Grinager told her mother that she was having a panic attack. Her mother suggested the Mobile Crisis line. At first Grinager refused, but after thinking about it she agreed, and Mobile Crisis told her to go to the ER.
In the ER
Grinager was then sent to the ER, with her mother by her side she walked into the room, still heartbroken, exhausted, and terrified. She glanced about the room while they assigned her a room, a bland TV show about people getting bad tattoos was on. They told her to take a seat and she slipped into a restless sleep. She twisted and jerked about, lured into unconsciousness by the heartbeat of the emergency room.
Grinager was checked in to the ER at 11:00 p.m. the noise of a tv show was empty in substance and the feeling of numbness captured her. The thought of death sounded better than living, overcome by heartache and exhaustion.
“There’s just one problem with hope… When suicidal, you reach a point when death stops scaring you, and that’s when hope starts to scare you. You get so comfortable searching for something just out of reach,” Grinager said.
She would then play the waiting game until Mobile Crisis came to pick her up to take her to SLO Mental Health Hospital, where she would seek further treatment.
SLO Mental Hospital
Around 1:30 am Grinager arrived at SLO mental Hospital, a place that she calls, “The scariest place I’ve ever been.” She wasn’t given a bed for her stay there, but instead she was expected to sleep on the floor. Grinager laid awake all night on the linoleum floor, still fighting an endless roundabout of suicidal thoughts before they dragged her up off of the floor and shoved her into a van. Bewildered, scared, and still sleep deprived, Grinager bounced in the back of the van next to a boy who looked no older than twelve, but whose arms were covered in bandages. She had no idea where they were taking her. An hour later the boy asked for water. The driver coldly informed him that he wouldn’t receive any.
Good Samaritan Hospital
At 9:45am they arrived at Good Samaritan Hospital. Grinager was slipped into yet another room, where she was evaluated for the third time. They called her high risk and took her pants because they had a draw string, and the expression on them could have triggered reactions from the other patients. After she was told that the evaluation was over, they shuffled her back to another room, where her nurse Francis met her. Grinager, lacking three days of sleep, surviving only on fear and suicidal thoughts, burst into tears. Francis offered Grinager a hug, but she refused, a decision that she still regrets today, as she was the first person to be kind to her.
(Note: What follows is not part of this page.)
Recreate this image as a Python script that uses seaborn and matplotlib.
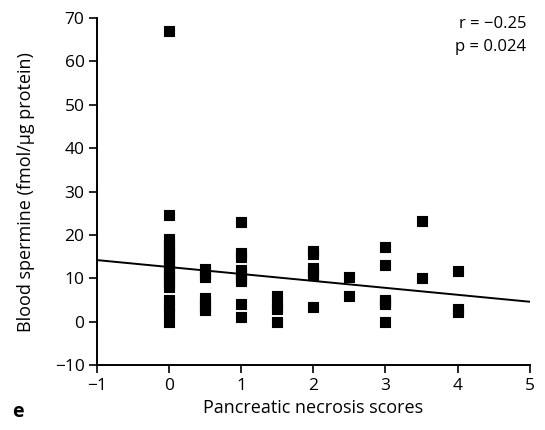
import pandas as pd
import matplotlib
matplotlib.use("Agg")
import matplotlib.pyplot as plt
import seaborn as sns

# Necrosis score groups and blood spermine values
score_0 = [67, 24.5, 19, 18, 17, 16, 15, 14, 13, 12, 11, 10, 9, 8, 5, 3.5, 2, 0]
score_05 = [12.2, 11, 10.3, 5.5, 4.5, 3.5, 2.8]
score_1 = [23, 15.8, 15, 12, 11, 10, 9.3, 4, 1]
score_15 = [6, 4, 3, 0]
score_2 = [16.2, 15.6, 12.4, 11.5, 10.8, 3.5]
score_25 = [10.4, 6]
score_3 = [17.3, 13, 5, 4.5, 4, 0]
score_35 = [23.3, 10]
score_4 = [11.8, 3, 2.3]

groups = {0: score_0, 0.5: score_05, 1: score_1, 1.5: score_15, 2: score_2,
          2.5: score_25, 3: score_3, 3.5: score_35, 4: score_4}

# regression line end points
fit_x = [-1, 5]
fit_y = [14.2, 4.6]

rows = [(k, v) for k, vals in groups.items() for v in vals]
df = pd.DataFrame(rows, columns=["score", "spermine"])
fit = pd.DataFrame({"score": fit_x, "spermine": fit_y})

sns.set_style("ticks", {"text.color": "black", "axes.labelcolor": "black",
                        "xtick.color": "black", "ytick.color": "black"})
plt.rcParams['font.family'] = ['Open Sans', 'DejaVu Sans']

fig = plt.figure(figsize=(5.45, 4.3), dpi=100)
ax = fig.add_axes([0.178, 0.151, 0.794, 0.807])

sns.lineplot(data=fit, x="score", y="spermine", color="black", linewidth=1.4, ax=ax)
sns.scatterplot(data=df, x="score", y="spermine", marker="s", s=52, color="black",
                edgecolor="black", linewidth=0.8, ax=ax, zorder=3)

ax.set_xlim(-1, 5)
ax.set_ylim(-10, 70)
ax.set_xticks(range(-1, 6))
ax.set_yticks(range(-10, 71, 10))
ax.set_xticklabels(["\u22121", "0", "1", "2", "3", "4", "5"])
ax.set_yticklabels(["\u221210"] + [str(v) for v in range(0, 71, 10)])
ax.tick_params(direction="out", length=6, width=1.2, pad=3, labelsize=12.5, colors="black")
for s in ["left", "bottom"]:
    ax.spines[s].set_linewidth(1.4)
    ax.spines[s].set_color("black")
sns.despine(ax=ax)

ax.set_xlabel("Pancreatic necrosis scores", fontsize=13, labelpad=4, color="black")
ax.set_ylabel("Blood spermine (fmol/\u03bcg protein)", fontsize=13, labelpad=14, color="black")

ax.text(0.992, 1.005, "r = \u22120.25", transform=ax.transAxes, ha="right", va="top",
        fontsize=12, color="black")
ax.text(0.992, 0.94, "p = 0.024", transform=ax.transAxes, ha="right", va="top",
        fontsize=12, color="black")
fig.text(0.022, 0.03, "e", fontsize=14, fontweight="bold", color="black")

fig.savefig("out.png", dpi=100)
Alone in the room, with the memories from the past 72 hours swirling around in her head, Grinager did the most mundane thing she could think of; she took a shower, and somehow the hot water and the soap washed away the disconnected part of her and restored her humanity. When she hopped out, suddenly feeling cleansed of at least part of her depression, she met her psychiatrist Doddakashi. Grinager was quickly diagnosed as Bipolar 2 with PTSD.
Beyond the darkness
But Grinager’s story doesn’t end with a diagnosis. A year ago she would have said that there was no escape, that the darkness was inescapable. That she would soon be dead. She would have said that there was no point in life, no point in trying, no point in love.
And then Grinager got a puppy, she fought her flashbacks and picked her up a block away from her old mental hospital. She moved to her mother’s room and she burned the sheets that held so many memories of failed and false love.
Grinager is a new person, she looks forward to the surprise that her Bipolar mind brings. She’s dug out her old passion for music, and found a passion for teaching. Her new sheets are a bright blue floral pattern, and her dog crate rests beneath her mattress. Grinager is a story of hope, a story of light, and a story centered around a person, and their real journey through darkness. She’s a story that says that bad times end, and good times come. She’s a survivor, but more than that, she’s a thriver.
“I never thought I would make it to eighteen,” Grinager said. “But I made it.”